'Love their husbands and children...'

'and so train the young women to love their husbands and children,  to be self-controlled, pure, working at home, kind, and submissive to their own husbands, that the word of God may not be reviled.'-Titus 2:4-5

What God calls us to do is never an easy path. 

Many people will say the above Biblical reference 'isn't relative to today's society.'  I strongly disagree. That's like saying God's original and holy intention of marriage between a man and woman has now somehow changed because our society and culture have changed.  Since when does God's Word change and/or adapt?  Never. 

Back to the part about God's calling is never the easy path. Yea, that's definitely been the case for me but I had a nice reassurance last night at Bible study I'm certainly not alone.  

I'm not alone when my selfishness rears its ugly head and I can't help but continue to think that man, would it be nice to have a nanny or to just have a full-time career so I can have some time to myself, for myself.  I'd love to continue my career in real estate or even better, staging real estate.  It would be nice to have a double income. I can't imagine what it would be like to have an adult conversation every day.

I love my kids but do I struggle with staying at home. Yup, pretty much every day for the last 2 weeks it seems.  I'm a very sarcastic person but there is no hint of sarcasm (if you can believe that coming from me) that I feel like I'm on the brink of the loony bin here!  

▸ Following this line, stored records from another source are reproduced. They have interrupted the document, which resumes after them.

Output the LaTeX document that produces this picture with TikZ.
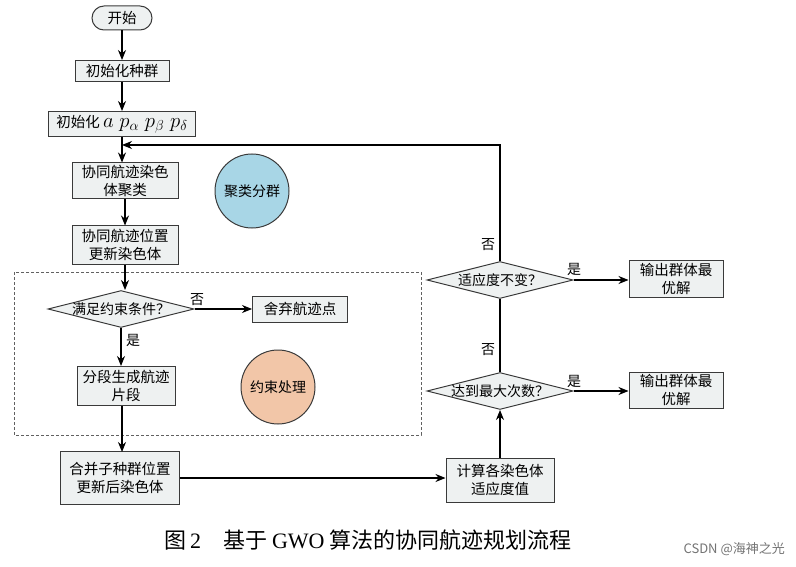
\documentclass[tikz,border=0pt]{standalone}
\usepackage{fontspec}
\setmainfont{Noto Sans CJK SC}
\newfontfamily\serifl{Liberation Serif}
\usetikzlibrary{arrows.meta,shapes.geometric,shapes.misc}
\definecolor{boxfill}{HTML}{EEF1F1}
\definecolor{boxline}{HTML}{3A3A3A}
\definecolor{bluefill}{HTML}{A8D6E6}
\definecolor{orangefill}{HTML}{F2C6A8}
\tikzset{
  stepbox/.style={draw=boxline, fill=boxfill, line width=1pt, align=center, inner sep=0pt, font=\fontsize{14.5}{18}\selectfont},
  decision/.style={draw=boxline, fill=boxfill, line width=1pt, shape=diamond, inner sep=0pt, minimum width=146pt, minimum height=37pt, font=\fontsize{14}{16}\selectfont},
  blob/.style={draw=boxline, line width=1pt, circle, minimum size=74pt, inner sep=0pt, font=\fontsize{14}{16}\selectfont},
  flow/.style={line width=1.1pt, -{Stealth[length=10pt,width=8pt]}},
  plain/.style={line width=1.1pt},
  lbl/.style={font=\fontsize{14}{16}\selectfont, inner sep=1pt}
}
\begin{document}
\begin{tikzpicture}[x=1pt,y=-1pt]
\useasboundingbox (0,0) rectangle (796,567);
% dashed region
\draw[draw=boxline!80, line width=0.8pt, dash pattern=on 3pt off 2pt] (14,272) rectangle (421,435);
% nodes
\node[stepbox, shape=rounded rectangle, minimum width=60pt, minimum height=24pt] (start) at (122,18) {开始};
\node[stepbox, minimum width=94pt, minimum height=21pt] (init1) at (122,71) {初始化种群};
\node[stepbox, minimum width=147pt, minimum height=25pt] (init2) at (122,124) {初始化 {\fontsize{21}{22}\selectfont$a\;p_\alpha\;p_\beta\;p_\delta$}};
\coordinate (fb) at (122,145);
\node[stepbox, minimum width=106pt, minimum height=36pt] (clus) at (125,181) {协同航迹染色\\体聚类};
\node[blob, fill=bluefill] (c1) at (252,191) {聚类分群};
\node[stepbox, minimum width=106pt, minimum height=38pt] (upd) at (125,245) {协同航迹位置\\更新染色体};
\node[decision] (cond) at (121,309) {\makebox[0pt]{满足约束条件？}};
\node[stepbox, minimum width=95pt, minimum height=26pt] (disc) at (300,309) {舍弃航迹点};
\node[stepbox, minimum width=98pt, minimum height=39pt] (seg) at (126,386) {分段生成航迹\\片段};
\node[blob, fill=orangefill] (c2) at (278,387) {约束处理};
\node[stepbox, minimum width=119pt, minimum height=53pt] (merge) at (120,478) {合并子种群位置\\更新后染色体};
\node[stepbox, minimum width=108pt, minimum height=44pt] (calc) at (500,480) {计算各染色体\\适应度值};
\node[decision] (dmax) at (500,391) {\makebox[0pt]{达到最大次数？}};
\node[decision] (dfit) at (500,280) {\makebox[0pt]{适应度不变？}};
\node[stepbox, minimum width=94pt, minimum height=37pt] (out1) at (676,279) {输出群体最\\优解};
\node[stepbox, minimum width=94pt, minimum height=36pt] (out2) at (676,390) {输出群体最\\优解};
% connectors
\draw[flow] (start) -- (init1);
\draw[flow] (init1) -- (init2);
\draw[flow] (init2.south) -- (init2.south |- clus.north);
\draw[flow] (dfit.north) |- (fb);
\draw[flow] (clus) -- (upd);
\draw[flow] (upd.south) -- (upd.south |- cond.north);
\draw[flow] (cond.east) -- (disc.west);
\draw[flow] (cond.south) -- (cond.south |- seg.north);
\draw[flow] (seg.south -| 122,0) -- (122,452);
\draw[flow] (merge.east) -- (merge.east -| calc.west);
\draw[flow] (calc.north) -- (dmax.south);
\draw[plain] (dmax.north) -- (dfit.south);
\draw[flow] (dfit.east) -- (out1.west |- dfit.east);
\draw[flow] (dmax.east) -- (out2.west |- dmax.east);
% labels
\node[lbl] (l1) at (197,300) {否};
\node[lbl] (l2) at (133,340) {是};
\node[lbl] (l3) at (488,245) {否};
\node[lbl] (l4) at (488,350) {否};
\node[lbl] (l5) at (574,269) {是};
\node[lbl] (l6) at (574,381) {是};
% caption
\node[font=\fontsize{22}{26}\selectfont, inner sep=0pt] (cap) at (368,540) {图\,{\serifl 2}\hspace{1em}基于 {\serifl GWO} 算法的协同航迹规划流程};
\node[font=\fontsize{13}{15}\selectfont, text=black!55, inner sep=0pt, anchor=east] (wm) at (785,549) {CSDN @海神之光};
\end{tikzpicture}
\end{document}
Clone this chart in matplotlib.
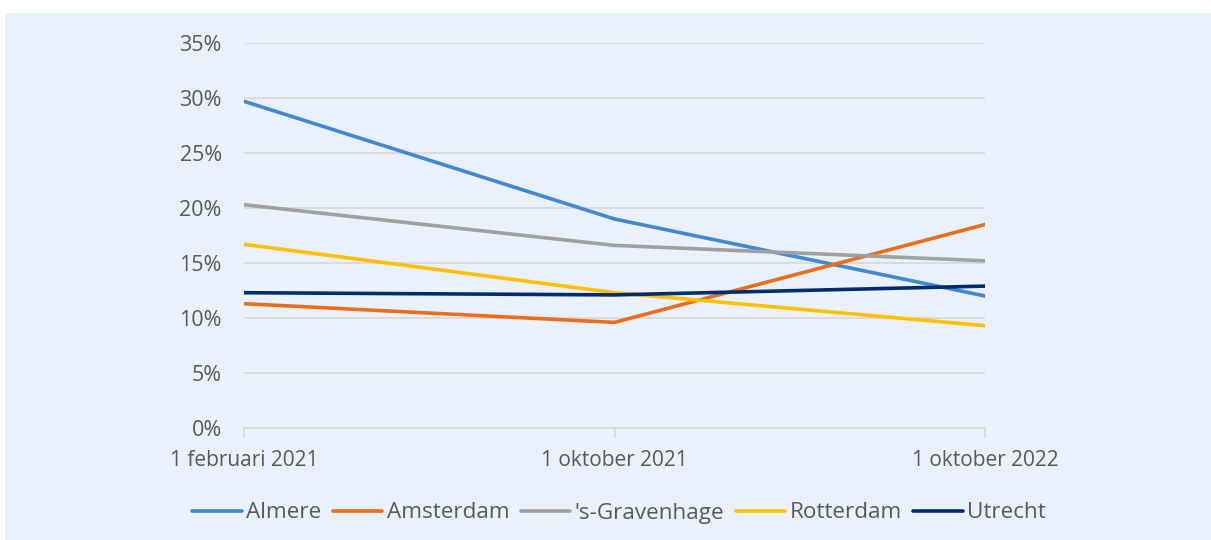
import matplotlib
matplotlib.use("Agg")
import matplotlib.pyplot as plt
from matplotlib.patches import Rectangle

plt.rcParams["font.family"] = ["Open Sans", "DejaVu Sans"]

# Data (percent)
dates = ["1 februari 2021", "1 oktober 2021", "1 oktober 2022"]
almere = [29.7, 19.0, 12.0]
amsterdam = [11.3, 9.6, 18.5]
den_haag = [20.3, 16.6, 15.2]
rotterdam = [16.7, 12.3, 9.3]
utrecht = [12.3, 12.1, 12.9]

series = [
    ("Almere", almere, "#4189D0"),
    ("Amsterdam", amsterdam, "#EC6D1C"),
    ("'s-Gravenhage", den_haag, "#A0A0A0"),
    ("Rotterdam", rotterdam, "#FFC000"),
    ("Utrecht", utrecht, "#002C6C"),
]

bg = "#EAF1FD"
text_col = "#595959"

fig = plt.figure(figsize=(12.11, 5.40), dpi=100, facecolor="white")
fig.patches.append(Rectangle((5 / 1211, 0), 1, 1 - 13 / 540,
                             transform=fig.transFigure, facecolor=bg,
                             edgecolor="none", zorder=-5))

ax = fig.add_axes([244 / 1211, 1 - 428 / 540, (985 - 244) / 1211, (428 - 43) / 540])
ax.set_facecolor("none")
ax.set_zorder(2)

x = list(range(len(dates)))
for name, vals, col in series:
    ax.plot(x, vals, color=col, linewidth=2.6, label=name,
            solid_capstyle="round", zorder=3)

ax.set_xlim(0, 2)
ax.set_ylim(0, 35)
ax.set_yticks(range(0, 36, 5))
ax.set_yticklabels([f"{v}%" for v in range(0, 36, 5)])
ax.set_xticks(x)
ax.set_xticklabels(dates)
ax.grid(axis="y", color="#D9D9D9", linewidth=1.3)
ax.set_axisbelow(True)
for s in ["top", "right", "left"]:
    ax.spines[s].set_visible(False)
ax.spines["bottom"].set_color("#D9D9D9")
ax.spines["bottom"].set_linewidth(1.3)
ax.tick_params(axis="y", length=0, pad=16, labelsize=15.5, labelcolor=text_col)
ax.tick_params(axis="x", length=7, width=1.3, color="#D9D9D9", pad=9,
               labelsize=15, labelcolor=text_col)

fig.legend(loc="center", bbox_to_anchor=(619 / 1211, 1 - 513 / 540), ncol=5,
           frameon=False, handlelength=2.2, handletextpad=0.2,
           columnspacing=0.5, fontsize=16.2, labelcolor=text_col)

fig.savefig("out.png", dpi=100, facecolor="white")
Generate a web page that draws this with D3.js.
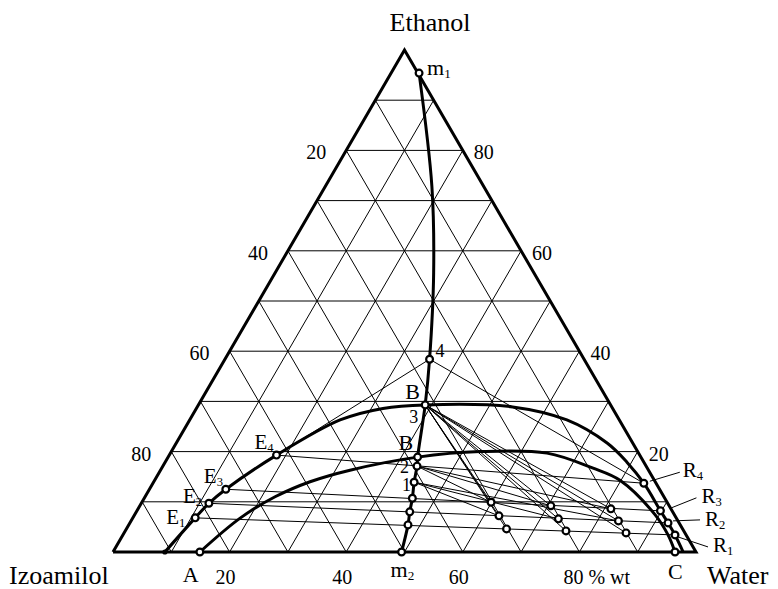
<!DOCTYPE html>
<html>
<head>
<meta charset="utf-8">
<script src="https://cdn.jsdelivr.net/npm/d3@7/dist/d3.min.js"></script>
<style>
  body { margin: 0; background: #fff; }
  text { font-family: "Liberation Serif", "Times New Roman", serif; fill: #000; }
</style>
</head>
<body>
<div id="chart"></div>
<script>
// all compositions are % wt as [ethanol, water]; izoamilol is what is left
var gridSteps = [10, 20, 30, 40, 50, 60, 70, 80, 90];
var tickValues = [20, 40, 60, 80];

// outer binodal curve, extract side (E) -> plait point B -> raffinate side (R)
var upperCurve = [[0, 8.9], [6.8, 10.7], [9.7, 11.6], [12.5, 13.1], [19.3, 18.4],
  [26.3, 25.8], [28.6, 32.0], [29.3, 38.9], [28.9, 54.1], [26.3, 64.7],
  [21.7, 73.9], [17.9, 79.2], [13.7, 84.2], [8.2, 89.8], [5.8, 92.3],
  [3.4, 94.7], [0, 97.8]];

// inner binodal curve A -> B' -> C
var lowerCurve = [[0, 14.9], [6.7, 18.4], [11.0, 22.3], [14.0, 26.8], [16.3, 32.5],
  [18.9, 42.8], [20.0, 53.0], [19.7, 64.6], [16.7, 74.0], [14.3, 79.8],
  [7.4, 89.3], [3.4, 93.5], [0, 96.4]];

// mixing line m1 -> m2
var mixLine = [[95.4, 4.8], [72.8, 18.3], [55.6, 27.2], [38.4, 35.1], [29.3, 38.9],
  [18.9, 42.8], [17.1, 43.6], [13.9, 44.7], [10.7, 46.0], [8.0, 46.9],
  [5.4, 47.9], [0, 49.5]];
var mixMarked = [true, false, false, true, true, true, true, true, true, true, true, true];

// extract and raffinate ends of the tie lines
var extractNames = ["E1", "E2", "E3", "E4"];
var extractPts = [[6.8, 10.7], [9.7, 11.6], [12.5, 13.1], [19.3, 18.4]];
var raffNames = ["R1", "R2", "R3", "R4"];
var raffPts = [[3.4, 94.7], [5.8, 92.3], [8.2, 89.8], [13.7, 84.2]];

// ends of the inner curve on the base
var baseNames = ["A", "C"];
var basePts = [[0, 14.9], [0, 96.4]];

// mixtures on the tie lines E3R3, E2R2, E1R1 at 30, 20, 10 % izoamilol
var rowE3 = [[9.9, 59.9], [9.2, 70.5], [8.6, 81.1]];
var rowE2 = [[7.2, 62.6], [6.6, 73.1], [6.2, 83.6]];
var rowE1 = [[4.6, 65.2], [4.2, 75.6], [3.8, 86.1]];

var width = 778, height = 589;

var xScale = d3.scaleLinear().domain([0, 100]).range([113, 696]);
var yScale = d3.scaleLinear().domain([0, 100]).range([552, 50]);

// ternary -> screen
function px(d) { return [xScale(d[1] + d[0] / 2), yScale(d[0])]; }

var svg = d3.select("#chart").append("svg")
    .attr("width", width)
    .attr("height", height);

// grid, one family of lines for each component
var gridLines = [];
gridSteps.forEach(function(k) {
  gridLines.push([[k, 0], [k, 100 - k]]);        // ethanol const
  gridLines.push([[0, k], [100 - k, k]]);        // water const
  gridLines.push([[0, 100 - k], [100 - k, 0]]);  // izoamilol const
});

var line = d3.line().x(d => px(d)[0]).y(d => px(d)[1]);
var smooth = d3.line().x(d => px(d)[0]).y(d => px(d)[1]).curve(d3.curveCatmullRom);

svg.append("g").selectAll("path")
    .data(gridLines)
    .join("path")
    .attr("d", line)
    .attr("fill", "none")
    .attr("stroke", "#000")
    .attr("stroke-width", 1);

var mixPoints = rowE3.concat(rowE2, rowE1);

// tie lines and construction lines
var thin = [];
for (var i = 0; i < 4; i++) thin.push([extractPts[i], raffPts[i]]);
thin.push([mixLine[3], extractPts[3]]);
thin.push([mixLine[3], raffPts[3]]);
mixPoints.forEach(function(p) { thin.push([mixLine[4], p]); });   // from 3
rowE3.forEach(function(p) { thin.push([mixLine[6], p]); });       // from 2
rowE2.forEach(function(p) { thin.push([mixLine[7], p]); });       // from 1

svg.append("g").selectAll("path")
    .data(thin)
    .join("path")
    .attr("d", line)
    .attr("fill", "none")
    .attr("stroke", "#000")
    .attr("stroke-width", 1);

// triangle
svg.append("path")
    .attr("d", line([[0, 0], [0, 100], [100, 0], [0, 0]]))
    .attr("fill", "none")
    .attr("stroke", "#000")
    .attr("stroke-width", 3)
    .attr("stroke-linejoin", "miter");

[upperCurve, lowerCurve, mixLine].forEach(function(c) {
  svg.append("path")
      .attr("d", smooth(c))
      .attr("fill", "none")
      .attr("stroke", "#000")
      .attr("stroke-width", 3);
});

// circles
var marks = mixLine.filter((d, i) => mixMarked[i])
    .concat(extractPts, raffPts, basePts, mixPoints);

svg.append("g").selectAll("circle")
    .data(marks)
    .join("circle")
    .attr("cx", d => px(d)[0])
    .attr("cy", d => px(d)[1])
    .attr("r", 3.4)
    .attr("fill", "#fff")
    .attr("stroke", "#000")
    .attr("stroke-width", 2.2);

svg.append("circle")
    .attr("cx", px(upperCurve[0])[0])
    .attr("cy", px(upperCurve[0])[1])
    .attr("r", 2.6)
    .attr("fill", "#000");

// axis tick labels
var ticks = svg.append("g").attr("font-size", 20).attr("text-anchor", "middle");
tickValues.forEach(function(v) {
  var l = px([100 - v, 0]), r = px([v, 100 - v]), b = px([0, v]);
  ticks.append("text").attr("x", l[0] - 30).attr("y", l[1] + 9).text(v);
  ticks.append("text").attr("x", r[0] + 21).attr("y", r[1] + 9).text(v);
  if (v === 80) {
    ticks.append("text").attr("x", b[0] - 16).attr("y", b[1] + 32)
        .attr("text-anchor", "start").text(v + " % wt");
  } else {
    ticks.append("text").attr("x", b[0] - 4).attr("y", b[1] + 32).text(v);
  }
});

// corner names
var corners = svg.append("g").attr("font-size", 26);
corners.append("text").attr("x", 430).attr("y", 31).attr("text-anchor", "middle").text("Ethanol");
corners.append("text").attr("x", 9).attr("y", 584).text("Izoamilol");
corners.append("text").attr("x", 707).attr("y", 584).text("Water");

// point labels with a subscript part
function label(name, p, dx, dy, size) {
  var xy = px(p);
  var t = svg.append("text")
      .attr("x", xy[0] + dx)
      .attr("y", xy[1] + dy)
      .attr("font-size", size);
  t.append("tspan").text(name[0]);
  if (name.length > 1) {
    t.append("tspan").attr("font-size", size * 0.6).attr("dy", 3).text(name.slice(1));
  }
}

label("m1", mixLine[0], 8, 2, 22);
label("m2", mixLine[11], -11, 25, 22);
label("4", mixLine[3], 6, -2, 18);
label("B", mixLine[4], -20, -6, 22);
label("3", mixLine[4], -16, 18, 18);
label("B", mixLine[5], -19, -7, 22);
label("2", mixLine[6], -17, 7, 18);
label("1", mixLine[7], -12, 9, 18);

var eOff = [[-29, 6], [-26, 0], [-22, -6], [-22, -6]];
extractPts.forEach(function(p, i) { label(extractNames[i], p, eOff[i][0], eOff[i][1], 21); });

var rOff = [[38, 17], [37, 3], [41, -8], [39, -6]];
var leadA = [[3, 2], [5, -2], [11, -3], [6, -2]];
var leadB = [[33, 12], [32, -3], [36, -13], [36, -11]];
raffPts.forEach(function(p, i) {
  var xy = px(p);
  svg.append("line")
      .attr("x1", xy[0] + leadA[i][0]).attr("y1", xy[1] + leadA[i][1])
      .attr("x2", xy[0] + leadB[i][0]).attr("y2", xy[1] + leadB[i][1])
      .attr("stroke", "#000").attr("stroke-width", 1);
  label(raffNames[i], p, rOff[i][0], rOff[i][1], 21);
});

label("A", basePts[0], -17, 30, 22);
label("C", basePts[1], -7, 27, 22);
</script>
</body>
</html>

My two girlfriends and I are reading 'Desperate. Hope for the Mom Who Needs to Breath' by Sarah Mae and Sally Clarkson and meeting weekly for a discussion.  During this time we share our struggles, and boy is it good to know I'm not the only one who struggles. But what I find so edifying and encouraging is that God has placed these two beautiful ladies in my life that are choosing to live out Titus 2 alongside me.  I'm so very thankful for many other ladies in my life that have chosen the challenging path and living out their calling as Titus 2 states. 

I'm not in this battle alone.  It's a battle alright.  It's a battle over my selfishness, a battle over my children's hearts and souls.  I'm the caregiver, teacher and primary means of discipleship of my children. Does this sound easy? No, in no way. In fact, it's terrifying at times ;)   But this is where the beauty of living by the Holy Spirit begins and living in my own fleshly ability dies.